Abi Aspen and Sadhbh Moore

Represented by Holly Faulks
Abi Aspen and Sadhbh Moore
© Ben Peter Catchpole
Duo Sadhbh and Abi founded The Sustainable Food Story in 2017 after a whirlwind three day conversation (interspersed with a lot of dancing) about food, environmental ethics and being young women in the male dominated worlds of commercial kitchens, science and farming.

Abi Aspen trained as a chemical engineer, and started her career as a lab-meat scientist growing ‘steak’ from stem cells. She travelled round the world working and giving talks about sustainable animal agriculture, however intrinsically a nerd and a ‘functional hippie’ she delved so deeply into the food system she realised her path lay elsewhere. She vowed to ‘make farming as sexy as biotech’, swapped lab grown meat for fields of wheat and is now a heritage grain farmer with Duchess Farms.

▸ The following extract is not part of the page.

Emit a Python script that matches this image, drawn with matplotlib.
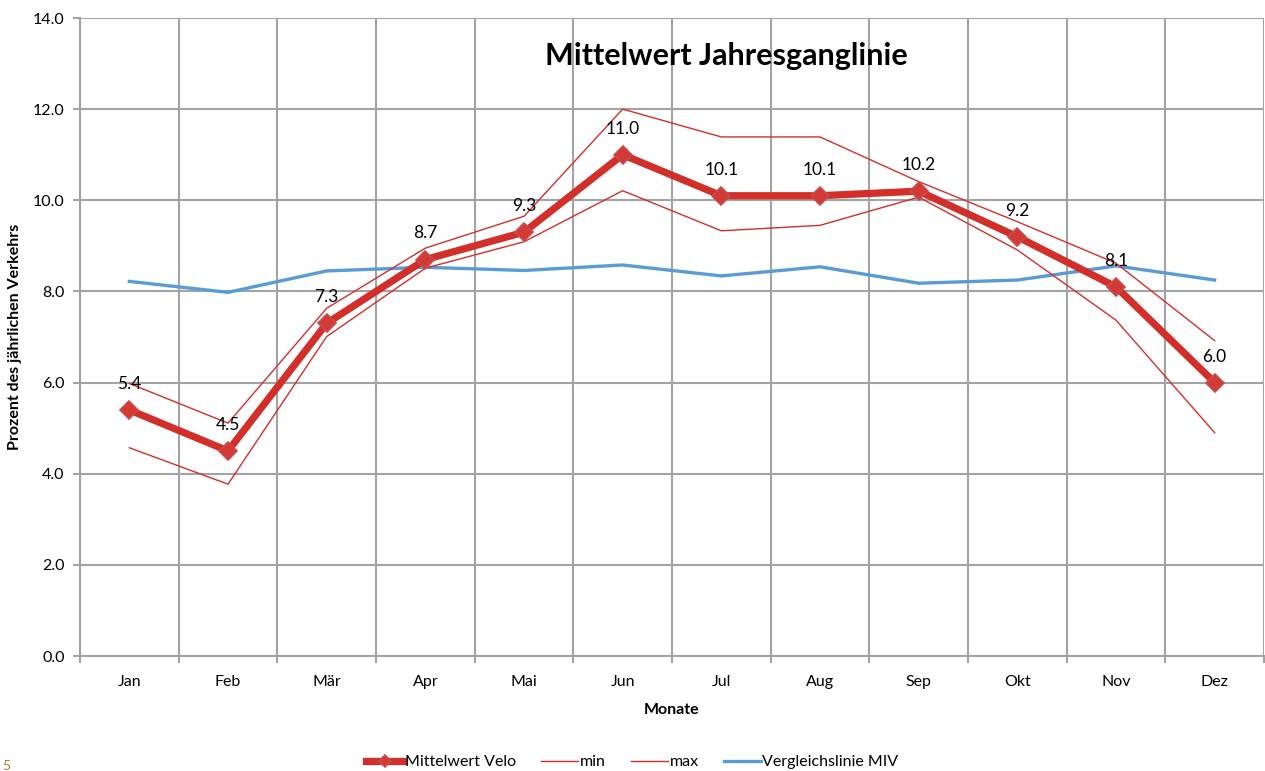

Sadhbh grew up in a cabin in the woods in Ireland, raised ‘free-range’, as her ecogastronomy focused (hippie foodie) parents would say. Following an MA in Sustainable Development and a role at Greenpeace HQ, she worked in sustainability consultancy, followed by a stint in India on an international development programme. This helped to confirm that her heart yearned for the kitchen, and working at the grassroots community level. A self-trained cook and forager, she has worked as a chef and in sustainable food education for over 7 years at youth charities, primarily at The Skip Garden, where she and Abi met. Inspired by Abi’s science background, and her desire to greater understand the complexities of food insecurity, Sadhbh embarked on an MSc in Nutrition for Global Health, qualifying as a registered (eco) Nutritionist in 2020.

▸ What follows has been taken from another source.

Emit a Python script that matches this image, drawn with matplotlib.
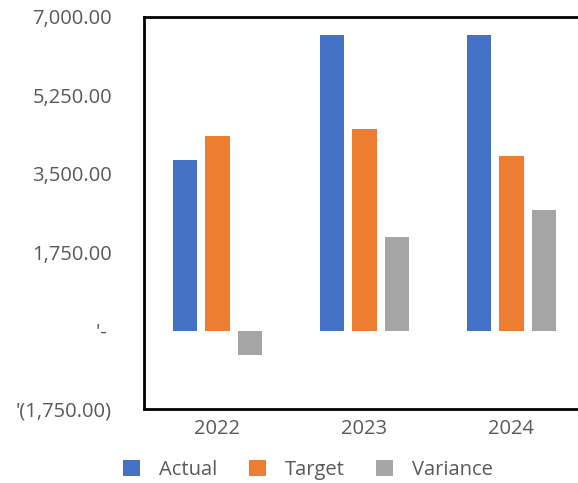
import numpy as np
import matplotlib.pyplot as plt

years = ["2022", "2023", "2024"]
actual = [3800, 6600, 6600]
target = [4350, 4500, 3900]
variance = [-550, 2100, 2700]

yticks = [-1750, 0, 1750, 3500, 5250, 7000]
ytick_labels = ["'(1,750.00)", "'- ", "1,750.00", "3,500.00", "5,250.00", "7,000.00"]

plt.rcParams["font.family"] = ["Open Sans", "DejaVu Sans"]

fig = plt.figure(figsize=(5.78, 4.83), dpi=100)
ax = fig.add_axes([0.249, 0.153, 0.763, 0.812])

x = np.arange(len(years))
w = 0.165
step = 0.22
ax.bar(x - step, actual, w, color="#4472C4", label="Actual")
ax.bar(x, target, w, color="#ED7D31", label="Target")
ax.bar(x + step, variance, w, color="#A5A5A5", label="Variance")

ax.set_xlim(-0.5, 2.5)
ax.set_ylim(-1750, 7000)
ax.set_xticks(x)
ax.set_xticklabels(years)
ax.set_yticks(yticks)
ax.set_yticklabels(ytick_labels)
ax.tick_params(axis="both", length=0, labelsize=14.5, labelcolor="#595959")
ax.tick_params(axis="y", pad=23)
ax.tick_params(axis="x", pad=7)

for side in ["left", "top", "bottom"]:
    ax.spines[side].set_linewidth(2)
    ax.spines[side].set_color("black")
ax.spines["right"].set_visible(False)

fig.legend(loc="lower center", bbox_to_anchor=(0.533, -0.032), ncol=3, frameon=False,
           fontsize=14.5, labelcolor="#595959", handlelength=0.85, handleheight=0.85,
           columnspacing=1.55, handletextpad=0.95)

fig.savefig("out.png", dpi=100)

Together Abi and Sadhbh set out to discover the food system’s stories of sustainability, interweaving understandings from their own career journeys, determined to share them with others through food and fun. The Sustainable Food Story started in 2017 as a supperclub in Global Generations ‘The Skip Garden’ – an urban growing and cooking environmental youth charity. Their first pop-up, Running through a Field of Wheat was a sell-out, focused around their shared obsession with heritage grains and the often vilified glorious gluten. It was the first in a supperclub saga that went on to cover topics from locavorism, seasonality and foraging (The Zombie Apocalypse, with only London grown food for Urban Food Fortnight) to offal and waste (What a Bloody Offal Waste).

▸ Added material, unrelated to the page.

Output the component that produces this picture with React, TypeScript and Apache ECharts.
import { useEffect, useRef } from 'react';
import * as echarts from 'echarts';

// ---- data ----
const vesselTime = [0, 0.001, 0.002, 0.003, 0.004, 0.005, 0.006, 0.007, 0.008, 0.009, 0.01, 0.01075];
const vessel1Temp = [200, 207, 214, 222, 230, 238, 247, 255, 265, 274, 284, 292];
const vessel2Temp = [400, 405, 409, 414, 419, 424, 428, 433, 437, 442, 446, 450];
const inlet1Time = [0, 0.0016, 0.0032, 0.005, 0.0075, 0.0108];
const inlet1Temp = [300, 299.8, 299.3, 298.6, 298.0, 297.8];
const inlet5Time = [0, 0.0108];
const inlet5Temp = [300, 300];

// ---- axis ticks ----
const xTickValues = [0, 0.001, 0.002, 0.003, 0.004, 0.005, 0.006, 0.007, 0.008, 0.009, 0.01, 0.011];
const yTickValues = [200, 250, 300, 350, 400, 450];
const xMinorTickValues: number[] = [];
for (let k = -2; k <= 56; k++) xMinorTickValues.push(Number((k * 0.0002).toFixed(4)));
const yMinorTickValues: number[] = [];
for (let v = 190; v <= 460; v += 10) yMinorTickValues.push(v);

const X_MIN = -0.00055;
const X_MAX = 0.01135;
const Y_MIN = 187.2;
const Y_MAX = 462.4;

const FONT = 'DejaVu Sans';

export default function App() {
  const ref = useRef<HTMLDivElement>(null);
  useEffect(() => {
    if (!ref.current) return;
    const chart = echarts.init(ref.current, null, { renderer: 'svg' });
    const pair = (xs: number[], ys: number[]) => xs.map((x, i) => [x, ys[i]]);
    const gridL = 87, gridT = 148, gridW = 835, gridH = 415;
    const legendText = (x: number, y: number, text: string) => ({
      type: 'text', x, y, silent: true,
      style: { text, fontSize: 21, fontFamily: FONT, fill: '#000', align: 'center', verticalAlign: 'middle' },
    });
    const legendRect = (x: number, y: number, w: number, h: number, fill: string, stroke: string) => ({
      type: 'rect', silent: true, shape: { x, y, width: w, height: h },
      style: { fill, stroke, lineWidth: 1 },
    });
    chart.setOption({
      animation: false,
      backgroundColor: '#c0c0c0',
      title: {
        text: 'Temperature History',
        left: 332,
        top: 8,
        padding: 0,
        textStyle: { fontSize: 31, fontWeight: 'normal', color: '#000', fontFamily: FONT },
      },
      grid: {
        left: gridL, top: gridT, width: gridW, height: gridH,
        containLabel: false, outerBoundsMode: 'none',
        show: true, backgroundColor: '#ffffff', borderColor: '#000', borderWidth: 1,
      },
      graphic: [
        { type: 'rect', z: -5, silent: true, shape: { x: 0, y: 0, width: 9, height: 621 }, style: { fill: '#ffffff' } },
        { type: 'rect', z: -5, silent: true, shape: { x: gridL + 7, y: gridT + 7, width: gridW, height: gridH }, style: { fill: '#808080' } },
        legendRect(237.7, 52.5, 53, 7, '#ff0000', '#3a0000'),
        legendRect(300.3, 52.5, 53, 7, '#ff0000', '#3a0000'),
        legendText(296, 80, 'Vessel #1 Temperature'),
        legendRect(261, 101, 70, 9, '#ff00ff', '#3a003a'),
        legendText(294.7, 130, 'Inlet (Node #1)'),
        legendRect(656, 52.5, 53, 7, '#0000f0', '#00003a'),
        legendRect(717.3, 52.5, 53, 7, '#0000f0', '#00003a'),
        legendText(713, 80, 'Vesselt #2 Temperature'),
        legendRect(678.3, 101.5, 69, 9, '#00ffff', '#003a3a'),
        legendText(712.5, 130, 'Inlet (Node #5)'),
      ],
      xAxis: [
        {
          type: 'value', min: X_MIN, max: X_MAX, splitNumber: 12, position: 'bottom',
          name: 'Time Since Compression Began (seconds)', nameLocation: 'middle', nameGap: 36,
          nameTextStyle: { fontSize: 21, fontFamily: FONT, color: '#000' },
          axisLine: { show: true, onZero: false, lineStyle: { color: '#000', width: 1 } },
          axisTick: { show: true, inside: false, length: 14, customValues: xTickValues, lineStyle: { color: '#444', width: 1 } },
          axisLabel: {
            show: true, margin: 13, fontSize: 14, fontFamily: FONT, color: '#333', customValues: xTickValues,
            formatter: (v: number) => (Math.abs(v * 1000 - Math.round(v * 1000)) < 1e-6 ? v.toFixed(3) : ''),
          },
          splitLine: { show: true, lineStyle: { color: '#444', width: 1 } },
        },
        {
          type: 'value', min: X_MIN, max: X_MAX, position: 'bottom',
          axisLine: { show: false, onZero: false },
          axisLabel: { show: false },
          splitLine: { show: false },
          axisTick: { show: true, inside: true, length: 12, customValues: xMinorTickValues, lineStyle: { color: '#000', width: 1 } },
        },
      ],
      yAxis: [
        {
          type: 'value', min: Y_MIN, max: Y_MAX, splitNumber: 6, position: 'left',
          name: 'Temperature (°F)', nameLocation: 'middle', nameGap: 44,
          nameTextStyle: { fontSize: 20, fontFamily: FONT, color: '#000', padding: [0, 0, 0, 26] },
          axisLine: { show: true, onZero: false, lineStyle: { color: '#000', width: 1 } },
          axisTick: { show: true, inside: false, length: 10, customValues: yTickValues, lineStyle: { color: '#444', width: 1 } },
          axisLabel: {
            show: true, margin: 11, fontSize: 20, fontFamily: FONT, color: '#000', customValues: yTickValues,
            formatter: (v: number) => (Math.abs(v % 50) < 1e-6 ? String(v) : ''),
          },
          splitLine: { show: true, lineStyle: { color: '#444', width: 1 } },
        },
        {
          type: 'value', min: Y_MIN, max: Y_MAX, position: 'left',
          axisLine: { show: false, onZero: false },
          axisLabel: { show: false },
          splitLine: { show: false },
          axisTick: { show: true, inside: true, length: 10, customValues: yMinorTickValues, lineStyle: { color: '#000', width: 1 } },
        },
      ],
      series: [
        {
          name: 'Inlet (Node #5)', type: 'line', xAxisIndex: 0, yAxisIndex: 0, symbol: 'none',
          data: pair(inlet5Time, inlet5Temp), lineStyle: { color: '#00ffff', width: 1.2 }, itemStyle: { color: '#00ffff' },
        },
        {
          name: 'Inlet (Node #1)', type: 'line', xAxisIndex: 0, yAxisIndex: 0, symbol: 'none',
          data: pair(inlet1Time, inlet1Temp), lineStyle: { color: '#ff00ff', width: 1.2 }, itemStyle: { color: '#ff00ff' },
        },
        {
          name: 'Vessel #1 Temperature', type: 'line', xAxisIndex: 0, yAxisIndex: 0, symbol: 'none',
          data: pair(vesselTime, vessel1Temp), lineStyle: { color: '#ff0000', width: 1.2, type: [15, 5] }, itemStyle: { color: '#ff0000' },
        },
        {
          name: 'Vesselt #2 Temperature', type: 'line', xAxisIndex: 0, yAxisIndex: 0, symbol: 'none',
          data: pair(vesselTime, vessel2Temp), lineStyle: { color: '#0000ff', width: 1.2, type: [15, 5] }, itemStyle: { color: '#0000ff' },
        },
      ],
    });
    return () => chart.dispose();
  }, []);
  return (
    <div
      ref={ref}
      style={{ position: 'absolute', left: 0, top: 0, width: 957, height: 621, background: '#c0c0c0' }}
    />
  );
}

Since then, the pair has been invited to talk, cook and present at Latitude, Green Man, Shambala, The Oxford Symposium on Food and Cookery, The Wellcome Trust, Somerset House, The British Library and more. They took part in BBC’s ‘My Million Pound Menu’ (now on Netflix), have been written about in The Observer Food Monthly, The Telegraph, The Evening Standard, The Guardian, Sky News, Vice news’s The Munchies, Farmdrop, Borough Market’s Market Life, Food Tribe, and have written for and edited the Jellied Eel. In 2019 they won a Women in Food award at Sustain’s Urban Food Awards, and were nominated for a YBF (Young British Foodie) award.

Their latest book, SUSTAINABLE KITCHEN (White Lion Publishing) was published in April 2022.